Chief Washington Correspondent
President Trump and the Chaldean archbishop of Erbil in Iraqi Kurdistan, Monsignor Bashar Warda (Photos: Alex Brandon/AP, Filippo Monteforte/AFP/Getty Images)
WASHINGTON — A senior Iraqi Catholic leader is urgently pleading with President Trump to provide millions of dollars in aid to rebuild thousands of Christian homes destroyed in the war with the so-called Islamic State, saying the survival of that religious minority may be at stake.
“We need more than words, it’s time for action,“ the Chaldean archbishop of Erbil, Bashar Warda, told Yahoo News in an interview Monday conducted in a hotel in Washington, D.C.
Asked what he would say if he could meet face to face with Trump or Vice President Mike Pence, Warda replied: “We need your help now, not tomorrow, not to think about it, not to consult your adviser — with all my respect.”
Warda said the homes of 14,000 Christian families in Nineveh province were damaged or destroyed during the years of conflict against the Islamic State, also known as ISIS, and that he hopes to gather about $262 million in aid to rebuild them as well as to restore vital infrastructure — like roads, electricity and water. He said he has looked overseas for help, because: “The Iraqi government had said … that we don’t have money” for the effort. The final tally of destroyed residences is likely to be higher because church authorities have not yet gained access to the major Iraqi city of Mosul. In all, an estimated 100,000 Iraqi Christians left Nineveh, most of them finding refuge in Kurdish enclaves like Erbil, where the archdiocese has played a central role in feeding, clothing and housing them.
Trump promised during the 2016 campaign to help Christians persecuted in the Middle East. His team has repeated the finding of the Obama administration that ISIS violence against Christians amounted to genocide.
But at an Oct. 3 House Foreign Affairs Subcommittee hearing, Stephen Rasche, legal counsel and director of internationally displaced persons in Warda’s archdiocese, testified: “I regret to say that we have still yet to receive any form of meaningful aid from the U.S. government.”
Rasche singled out career officials, rather than Trump aides, for blame. “While we have found the political appointees much more willing to help us since January, the fact is that even after the better part of a year, they have been unable to move the bureaucracy to take meaningful action,” he said.
Iraqi Christians have complained that international aid efforts put a priority on helping those in the greatest need and that, despite the finding of genocide, do not target religious communities. They would prefer that money to rebuild their communities be channeled through local nongovernmental organizations, notably the Nineveh Reconstruction Committee, which groups together Nineveh’s various Christian churches.
On Oct. 25, their efforts got a boost when Vice President Mike Pence gave a speech to Christian leaders in Washington in which he announced that Trump had ordered the State Department “to stop funding ineffective relief efforts at the United Nations” and instead “provide support directly to persecuted communities through USAID,” the U.S. Agency for International Development.

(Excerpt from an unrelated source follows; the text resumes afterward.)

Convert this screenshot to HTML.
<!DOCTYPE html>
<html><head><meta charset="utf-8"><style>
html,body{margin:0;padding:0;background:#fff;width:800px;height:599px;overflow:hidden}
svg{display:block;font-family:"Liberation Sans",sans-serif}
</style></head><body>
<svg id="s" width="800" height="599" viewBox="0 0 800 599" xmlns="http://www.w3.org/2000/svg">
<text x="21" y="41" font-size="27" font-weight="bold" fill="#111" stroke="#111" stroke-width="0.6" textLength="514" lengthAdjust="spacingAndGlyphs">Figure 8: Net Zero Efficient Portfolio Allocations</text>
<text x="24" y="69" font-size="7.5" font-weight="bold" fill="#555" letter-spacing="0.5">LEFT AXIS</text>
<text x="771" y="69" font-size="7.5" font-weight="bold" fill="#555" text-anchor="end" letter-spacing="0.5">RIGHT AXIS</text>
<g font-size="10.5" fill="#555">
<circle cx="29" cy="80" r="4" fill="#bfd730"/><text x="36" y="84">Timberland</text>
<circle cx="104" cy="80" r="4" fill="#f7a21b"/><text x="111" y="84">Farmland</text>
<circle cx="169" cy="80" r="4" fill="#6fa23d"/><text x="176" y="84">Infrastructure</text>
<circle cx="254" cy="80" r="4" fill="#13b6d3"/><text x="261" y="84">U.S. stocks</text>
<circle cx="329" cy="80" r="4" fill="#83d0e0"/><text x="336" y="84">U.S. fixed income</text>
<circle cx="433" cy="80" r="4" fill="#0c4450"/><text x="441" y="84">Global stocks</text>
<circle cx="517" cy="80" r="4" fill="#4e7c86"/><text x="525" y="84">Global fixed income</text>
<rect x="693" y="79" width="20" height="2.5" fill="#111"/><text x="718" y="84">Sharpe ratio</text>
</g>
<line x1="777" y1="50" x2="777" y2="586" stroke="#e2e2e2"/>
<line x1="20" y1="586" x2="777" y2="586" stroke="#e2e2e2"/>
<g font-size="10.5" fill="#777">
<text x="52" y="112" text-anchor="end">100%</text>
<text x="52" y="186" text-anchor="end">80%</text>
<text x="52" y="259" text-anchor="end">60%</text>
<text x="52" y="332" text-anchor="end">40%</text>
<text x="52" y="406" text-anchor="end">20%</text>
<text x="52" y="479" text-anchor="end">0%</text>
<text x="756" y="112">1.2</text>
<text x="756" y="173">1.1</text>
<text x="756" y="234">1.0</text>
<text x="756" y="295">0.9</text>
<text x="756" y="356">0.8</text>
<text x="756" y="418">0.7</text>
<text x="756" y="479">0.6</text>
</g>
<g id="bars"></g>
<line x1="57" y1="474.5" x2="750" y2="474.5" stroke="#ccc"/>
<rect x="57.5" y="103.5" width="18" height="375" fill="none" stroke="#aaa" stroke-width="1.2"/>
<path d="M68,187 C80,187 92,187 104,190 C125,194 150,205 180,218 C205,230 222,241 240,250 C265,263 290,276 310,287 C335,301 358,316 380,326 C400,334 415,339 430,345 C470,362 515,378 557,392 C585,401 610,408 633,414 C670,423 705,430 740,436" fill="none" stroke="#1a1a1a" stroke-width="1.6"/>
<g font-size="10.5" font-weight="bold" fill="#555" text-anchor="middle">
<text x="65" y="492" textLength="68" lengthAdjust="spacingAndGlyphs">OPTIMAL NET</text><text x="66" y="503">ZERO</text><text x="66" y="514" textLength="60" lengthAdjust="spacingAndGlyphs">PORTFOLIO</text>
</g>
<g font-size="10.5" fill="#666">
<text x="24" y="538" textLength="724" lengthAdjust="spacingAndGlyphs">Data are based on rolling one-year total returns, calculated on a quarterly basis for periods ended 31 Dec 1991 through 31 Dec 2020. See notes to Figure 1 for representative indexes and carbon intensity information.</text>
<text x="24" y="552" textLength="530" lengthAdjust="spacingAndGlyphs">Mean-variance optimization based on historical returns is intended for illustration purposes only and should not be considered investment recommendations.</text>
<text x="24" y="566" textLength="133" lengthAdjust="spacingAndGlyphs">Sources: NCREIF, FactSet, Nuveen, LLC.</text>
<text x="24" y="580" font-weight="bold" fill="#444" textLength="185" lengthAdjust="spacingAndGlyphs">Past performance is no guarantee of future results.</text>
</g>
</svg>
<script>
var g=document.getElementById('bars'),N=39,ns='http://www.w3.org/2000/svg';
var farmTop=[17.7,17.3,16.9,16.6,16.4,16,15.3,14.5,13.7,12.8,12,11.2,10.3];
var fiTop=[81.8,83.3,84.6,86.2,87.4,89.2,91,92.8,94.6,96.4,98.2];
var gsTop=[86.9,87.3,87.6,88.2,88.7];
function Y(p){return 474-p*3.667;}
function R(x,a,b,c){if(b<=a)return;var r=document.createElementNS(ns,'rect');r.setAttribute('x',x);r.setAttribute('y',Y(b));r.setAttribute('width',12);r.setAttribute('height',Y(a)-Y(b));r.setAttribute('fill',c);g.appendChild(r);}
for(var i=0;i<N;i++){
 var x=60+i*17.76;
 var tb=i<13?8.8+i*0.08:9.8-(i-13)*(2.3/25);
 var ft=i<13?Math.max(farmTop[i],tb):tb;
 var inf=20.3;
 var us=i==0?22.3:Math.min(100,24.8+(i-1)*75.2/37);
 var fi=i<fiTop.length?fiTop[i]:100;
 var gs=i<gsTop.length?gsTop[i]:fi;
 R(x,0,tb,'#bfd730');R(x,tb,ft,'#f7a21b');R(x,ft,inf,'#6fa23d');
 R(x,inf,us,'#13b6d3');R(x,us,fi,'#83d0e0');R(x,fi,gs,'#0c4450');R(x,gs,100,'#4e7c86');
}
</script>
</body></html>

But the money has not flowed in, leaving the return of Christian families to their homes in doubt. And with Iraq’s Christian population already at a low ebb — an estimated 300,000 prior to the war with ISIS, with unreliable figures today — the country may be at what Rasche in October called “a critical historical inflection point” that will decide whether the Christian community survives in Iraq.
“The delay is not helping us,” Warda said.